Мне навсегда запомнилось это раннее летнее утро. Мы с рассвета раскапывали одну большую яму; мы не успели произвести раскопку, как появился Махоль, который подозвал к себе оберштурмфюрера Шульца и, как мы называли его, главбандита Тифензона, и начал с ними о чем-то совещаться. Мы сразу поняли, что случилось что-то серьезное. Нервный тон Махоля и несколько уловленных слов из разговора подсказали нам, что наш конец близок. Гудайский и Пауль дубинками погнали нас в сторону, приказали нам срочно вырыть яму в 4 метра шириной и 2 метра глубиной. Мы сразу поняли, что на этот раз роем могилу для самих себя. Каждый из нас стал обдумывать, как бы вырваться из когтей смерти. Поговорить друг с другом, посоветоваться нам не удалось. Малейшее, даже шепотом произнесенное слово каралось ”гуммами” – ударами резиновой палки. Когда яма была готова, нас всех проверили и выстроили возле ямы, повернув к ней лицом. Махоль взмахнул перчаткой, и цугвахмейстер Вахт дал приказ: ”В яму!” Я крикнул: ”Спасайтесь, бегите, только в разные стороны!” От страшного напряжения нервов все пронзительно закричали и бросились бежать. Раздались очереди автоматов, которые уложили многих из нас, но все же даже раненые старались бежать в гущу леса, находившегося на расстоянии 200 метров от ямы. К вечеру в лесу мы встретились вдвоем, я и Эдельман. Мы в течение трех суток бродили по лесу, питались кореньями и листьями. Воду пили из луж и боялись выйти из леса. На четвертый день мы пришли к Грабовке недалеко от Белостока. Мы узнали, что Красная Армия утром заняла город. Сердца наши затрепетали великой радостью, мы поняли, что спасены. Из нашей группы остались в живых девять человек: я, Эдельман, Рабинович, Гершуни, Фельдер, Врубель, Лев Абрам, Шиф и Липец.
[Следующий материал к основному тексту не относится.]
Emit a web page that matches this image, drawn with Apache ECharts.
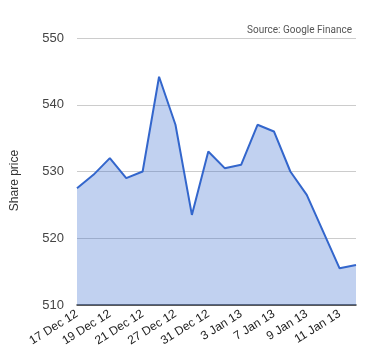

Спустя одиннадцать дней мы все были в Белостоке. Трудно рассказать и передать наши чувства, когда мы очутились на земле, на которую вступила Красная Армия. Но еще сегодня звучит и, наверное, уже всю жизнь будет звучать в наших ушах этот приказ накануне смерти: ”Ин дер грабе, марш!” – ”В яму, марш!”